A new era of aircraft technology is on its way, with a focus on energy efficiency and economic impact. The aerospace industry is continuously adopting innovative technologies, but there’s a new interest in exploring alternative propulsion systems and energy sources.
This new interest is giving aircraft engineers an opportunity to develop cutting-edge technology that will not only drastically cut fuel usage, but also open up potential new markets and business opportunities.
NASA is working with the aviation industry on the development of unique vehicle concepts that will use different fuselage shapes. They will be longer, skinner, with more blended wings. They are also using innovative materials and components. Airplanes are typically made of aluminum or steel, which has a 90% recycled content, making it the most recycled material on the planet. These new materials and components will provide better efficiency with fewer emissions and less noise.
“I feel we are at a tipping point in commercial aviation,” says Jim Heidmann, manager of NASA’s Advanced Air Transport Technology Project (AATT). “We are exploring and developing game-changing technologies and concepts for aircraft and propulsion systems that can dramatically improve efficiency and reduce environmental impact and accelerate the introduction of new aircraft.”
Through NASA’s New Aviation Horizons initiative, the development of a series of experimental planes (X-planes) is being tested and hopefully validated. These X-planes will achieve the agency’s goal levels for fuel consumption, emissions, and noise.
The Single-aisle Turboelectric AiRCraft with an Aft Boundary-Layer (STARC-ABL) will allow the X-planes to use the air flowing along the fuselage to reduce fuel consumption. With 24 million flight hours being logged by aviation aircrafts every year, there is a big concern with harmful emissions.
In a traditional airplane, the boundary layer consists of slow-moving air that clings to and flows along the fuselage. This layer helps to reduce friction as it flows off the rear of the aircraft. However, this layer also breaks up into turbulence. The new concept would consists of a giant ducted fan that goes around the stern of the fuselage, allowing it to collect the boundary layer and accelerate it to turn into thrust.
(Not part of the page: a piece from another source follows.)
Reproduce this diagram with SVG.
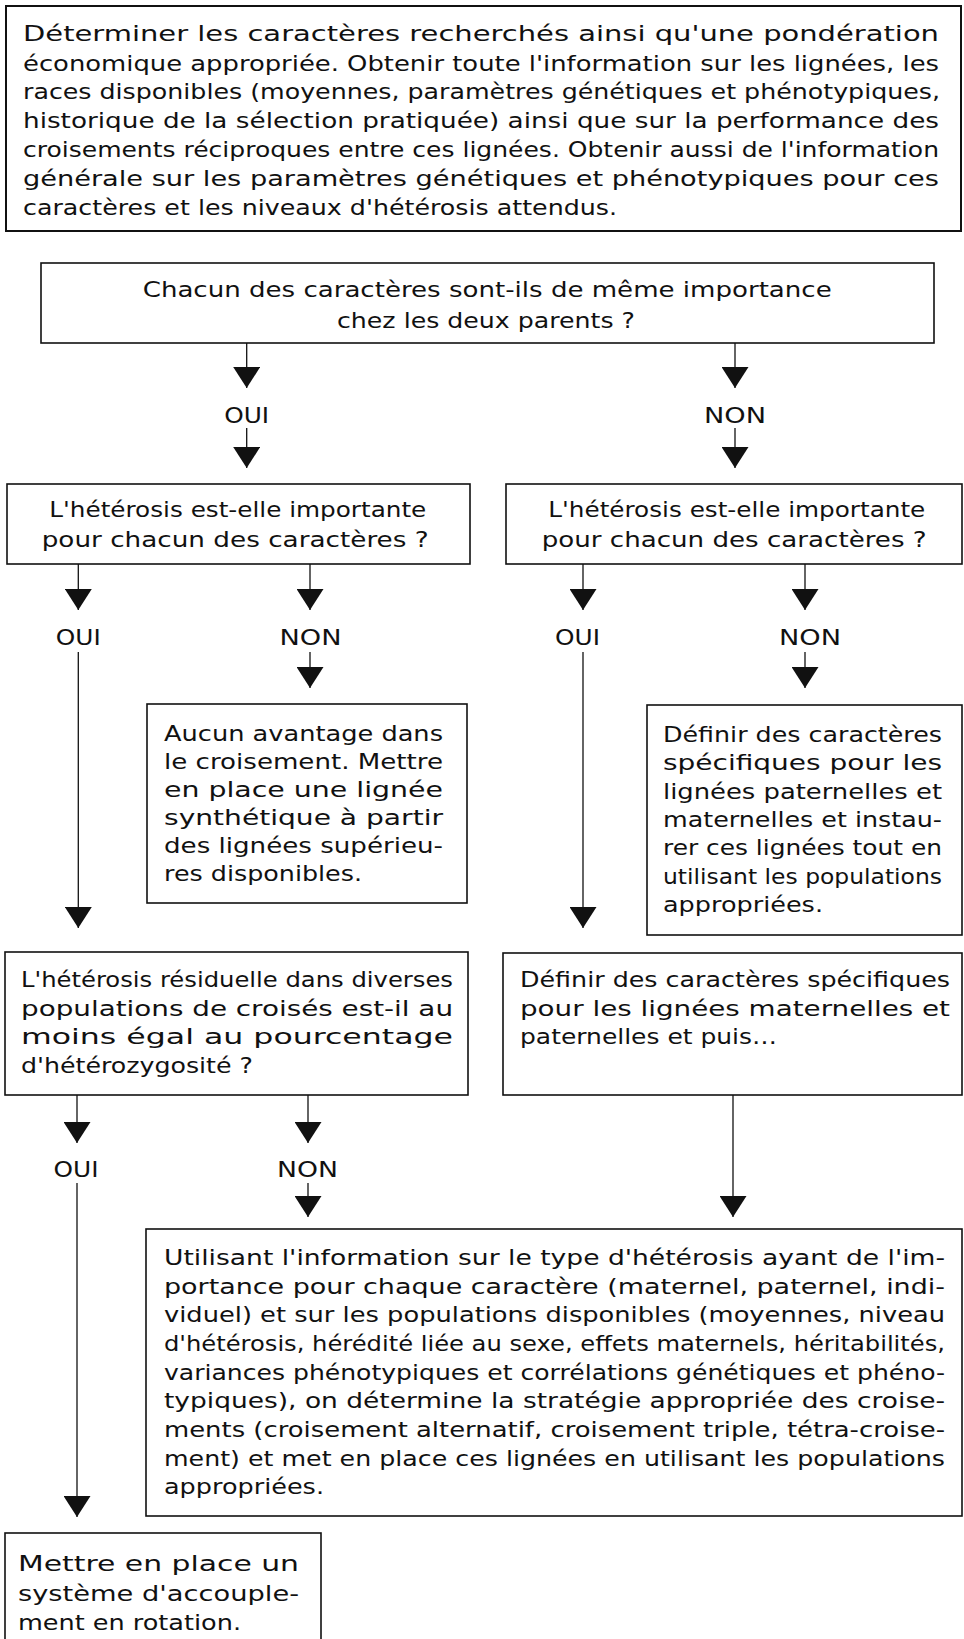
<svg xmlns="http://www.w3.org/2000/svg" width="964" height="1639" viewBox="0 0 964 1639">
<style>
.box{fill:#fff;stroke:#111;stroke-width:1.6}
.t{font-family:"DejaVu Sans","Liberation Sans",sans-serif;font-size:22px;fill:#111}
.c{stroke:#111;stroke-width:1.3;fill:none;marker-end:url(#ah)}
</style>
<defs>
<marker id="ah" markerUnits="userSpaceOnUse" viewBox="0 0 21 27" refX="21" refY="13.5" markerWidth="21" markerHeight="27" orient="auto">
<path d="M0,0 L21,13.5 L0,27 Z" fill="#111"/>
</marker>
</defs>
<rect width="964" height="1639" fill="#fff"/>

<g id="n-intro">
<rect class="box" x="6" y="6" width="955" height="225" style="stroke-width:2"/>
<text class="t" x="23" y="40.7" textLength="916" lengthAdjust="spacingAndGlyphs">Déterminer les caractères recherchés ainsi qu'une pondération</text>
<text class="t" x="23" y="70.5" textLength="916" lengthAdjust="spacingAndGlyphs">économique appropriée. Obtenir toute l'information sur les lignées, les</text>
<text class="t" x="23" y="99.3" textLength="917" lengthAdjust="spacingAndGlyphs">races disponibles (moyennes, paramètres génétiques et phénotypiques,</text>
<text class="t" x="23" y="128.3" textLength="916" lengthAdjust="spacingAndGlyphs">historique de la sélection pratiquée) ainsi que sur la performance des</text>
<text class="t" x="23" y="156.8" textLength="916" lengthAdjust="spacingAndGlyphs">croisements réciproques entre ces lignées. Obtenir aussi de l'information</text>
<text class="t" x="23" y="185.5" textLength="916" lengthAdjust="spacingAndGlyphs">générale sur les paramètres génétiques et phénotypiques pour ces</text>
<text class="t" x="23" y="214.5" textLength="594" lengthAdjust="spacingAndGlyphs">caractères et les niveaux d'hétérosis attendus.</text>
</g>

<g id="n-q1">
<rect class="box" x="41" y="263" width="893" height="80"/>
<text class="t" x="142.7" y="297" textLength="689" lengthAdjust="spacingAndGlyphs">Chacun des caractères sont-ils de même importance</text>
<text class="t" x="337" y="327.5" textLength="298" lengthAdjust="spacingAndGlyphs">chez les deux parents ?</text>
</g>

<g id="n-q2-oui">
<rect class="box" x="7" y="484" width="463" height="80"/>
<text class="t" x="49.3" y="516.7" textLength="377" lengthAdjust="spacingAndGlyphs">L'hétérosis est-elle importante</text>
<text class="t" x="41.7" y="546.7" textLength="387" lengthAdjust="spacingAndGlyphs">pour chacun des caractères ?</text>
</g>

<g id="n-q2-non">
<rect class="box" x="506" y="484" width="456" height="80"/>
<text class="t" x="548.3" y="516.7" textLength="377" lengthAdjust="spacingAndGlyphs">L'hétérosis est-elle importante</text>
<text class="t" x="541.7" y="546.7" textLength="385" lengthAdjust="spacingAndGlyphs">pour chacun des caractères ?</text>
</g>

<g id="n-aucun">
<rect class="box" x="147" y="704" width="320" height="199"/>
<text class="t" x="164" y="741" textLength="279" lengthAdjust="spacingAndGlyphs">Aucun avantage dans</text>
<text class="t" x="164" y="769" textLength="279" lengthAdjust="spacingAndGlyphs">le croisement. Mettre</text>
<text class="t" x="164" y="797" textLength="279" lengthAdjust="spacingAndGlyphs">en place une lignée</text>
<text class="t" x="164" y="825" textLength="279" lengthAdjust="spacingAndGlyphs">synthétique à partir</text>
<text class="t" x="164" y="853" textLength="279" lengthAdjust="spacingAndGlyphs">des lignées supérieu-</text>
<text class="t" x="164" y="881" textLength="198" lengthAdjust="spacingAndGlyphs">res disponibles.</text>
</g>

<g id="n-definir1">
<rect class="box" x="647" y="705" width="315" height="230"/>
<text class="t" x="663" y="742" textLength="279" lengthAdjust="spacingAndGlyphs">Définir des caractères</text>
<text class="t" x="663" y="770.3" textLength="279" lengthAdjust="spacingAndGlyphs">spécifiques pour les</text>
<text class="t" x="663" y="798.7" textLength="279" lengthAdjust="spacingAndGlyphs">lignées paternelles et</text>
<text class="t" x="663" y="827" textLength="279" lengthAdjust="spacingAndGlyphs">maternelles et instau-</text>
<text class="t" x="663" y="855.3" textLength="279" lengthAdjust="spacingAndGlyphs">rer ces lignées tout en</text>
<text class="t" x="663" y="883.7" textLength="279" lengthAdjust="spacingAndGlyphs">utilisant les populations</text>
<text class="t" x="663" y="912" textLength="160" lengthAdjust="spacingAndGlyphs">appropriées.</text>
</g>

<g id="n-residuelle">
<rect class="box" x="5" y="952" width="463" height="143"/>
<text class="t" x="21" y="987" textLength="432" lengthAdjust="spacingAndGlyphs">L'hétérosis résiduelle dans diverses</text>
<text class="t" x="21" y="1015.5" textLength="432" lengthAdjust="spacingAndGlyphs">populations de croisés est-il au</text>
<text class="t" x="21" y="1044" textLength="432" lengthAdjust="spacingAndGlyphs">moins égal au pourcentage</text>
<text class="t" x="21" y="1072.5" textLength="232" lengthAdjust="spacingAndGlyphs">d'hétérozygosité ?</text>
</g>

<g id="n-definir2">
<rect class="box" x="503" y="953" width="459" height="142"/>
<text class="t" x="520" y="987" textLength="430" lengthAdjust="spacingAndGlyphs">Définir des caractères spécifiques</text>
<text class="t" x="520" y="1015.5" textLength="430" lengthAdjust="spacingAndGlyphs">pour les lignées maternelles et</text>
<text class="t" x="520" y="1044" textLength="257" lengthAdjust="spacingAndGlyphs">paternelles et puis…</text>
</g>

<g id="n-strategie">
<rect class="box" x="146" y="1229" width="816" height="287"/>
<text class="t" x="164" y="1265" textLength="781" lengthAdjust="spacingAndGlyphs">Utilisant l'information sur le type d'hétérosis ayant de l'im-</text>
<text class="t" x="164" y="1293.7" textLength="781" lengthAdjust="spacingAndGlyphs">portance pour chaque caractère (maternel, paternel, indi-</text>
<text class="t" x="164" y="1322.3" textLength="781" lengthAdjust="spacingAndGlyphs">viduel) et sur les populations disponibles (moyennes, niveau</text>
<text class="t" x="164" y="1351" textLength="781" lengthAdjust="spacingAndGlyphs">d'hétérosis, hérédité liée au sexe, effets maternels, héritabilités,</text>
<text class="t" x="164" y="1379.7" textLength="781" lengthAdjust="spacingAndGlyphs">variances phénotypiques et corrélations génétiques et phéno-</text>
<text class="t" x="164" y="1408.3" textLength="781" lengthAdjust="spacingAndGlyphs">typiques), on détermine la stratégie appropriée des croise-</text>
<text class="t" x="164" y="1437" textLength="781" lengthAdjust="spacingAndGlyphs">ments (croisement alternatif, croisement triple, tétra-croise-</text>
<text class="t" x="164" y="1465.7" textLength="781" lengthAdjust="spacingAndGlyphs">ment) et met en place ces lignées en utilisant les populations</text>
<text class="t" x="164" y="1494.3" textLength="160" lengthAdjust="spacingAndGlyphs">appropriées.</text>
</g>

<g id="n-rotation">
<rect class="box" x="5" y="1533" width="316" height="115"/>
<text class="t" x="18" y="1571" textLength="281" lengthAdjust="spacingAndGlyphs">Mettre en place un</text>
<text class="t" x="18" y="1601" textLength="281" lengthAdjust="spacingAndGlyphs">système d'accouple-</text>
<text class="t" x="18" y="1630" textLength="223" lengthAdjust="spacingAndGlyphs">ment en rotation.</text>
</g>

<g id="connectors">
<line class="c" x1="246.7" y1="343" x2="246.7" y2="388"/>
<line class="c" x1="246.7" y1="428" x2="246.7" y2="468"/>
<line class="c" x1="735" y1="343" x2="735" y2="388"/>
<line class="c" x1="735" y1="428" x2="735" y2="468"/>
<line class="c" x1="78.3" y1="564" x2="78.3" y2="610"/>
<line class="c" x1="78.3" y1="652" x2="78.3" y2="928"/>
<line class="c" x1="310" y1="564" x2="310" y2="610"/>
<line class="c" x1="310" y1="652" x2="310" y2="688"/>
<line class="c" x1="583" y1="564" x2="583" y2="610"/>
<line class="c" x1="583" y1="652" x2="583" y2="928"/>
<line class="c" x1="805" y1="564" x2="805" y2="610"/>
<line class="c" x1="805" y1="652" x2="805" y2="688"/>
<line class="c" x1="77" y1="1095" x2="77" y2="1143"/>
<line class="c" x1="77" y1="1183" x2="77" y2="1517"/>
<line class="c" x1="308" y1="1095" x2="308" y2="1143"/>
<line class="c" x1="308" y1="1183" x2="308" y2="1217"/>
<line class="c" x1="733" y1="1095" x2="733" y2="1217"/>
<text class="t" x="224.2" y="423" textLength="45" lengthAdjust="spacingAndGlyphs">OUI</text>
<text class="t" x="704" y="423" textLength="62" lengthAdjust="spacingAndGlyphs">NON</text>
<text class="t" x="55.8" y="645" textLength="45" lengthAdjust="spacingAndGlyphs">OUI</text>
<text class="t" x="279.5" y="645" textLength="62" lengthAdjust="spacingAndGlyphs">NON</text>
<text class="t" x="555" y="645" textLength="45" lengthAdjust="spacingAndGlyphs">OUI</text>
<text class="t" x="779" y="645" textLength="62" lengthAdjust="spacingAndGlyphs">NON</text>
<text class="t" x="53.5" y="1177" textLength="45" lengthAdjust="spacingAndGlyphs">OUI</text>
<text class="t" x="277" y="1177" textLength="61" lengthAdjust="spacingAndGlyphs">NON</text>
</g>
</svg>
According to NASA, with this new technology, the plane’s engines will use 10% less fuel. NASA is working with industry and academic leaders to turn this idea into reality. The agency issues grants to the University of Georgia, Boeing, and Liberty Works with ES Aero to begin developing working designs using the STARC-ABL concept.
Meanwhile, other X-place concepts will be explored during a year-long study to create a next generation, turboelectric, or hybrid aircraft concept. These concepts could be implemented and running within 20 years and use less fuel, generate less noise, and produce fewer emissions.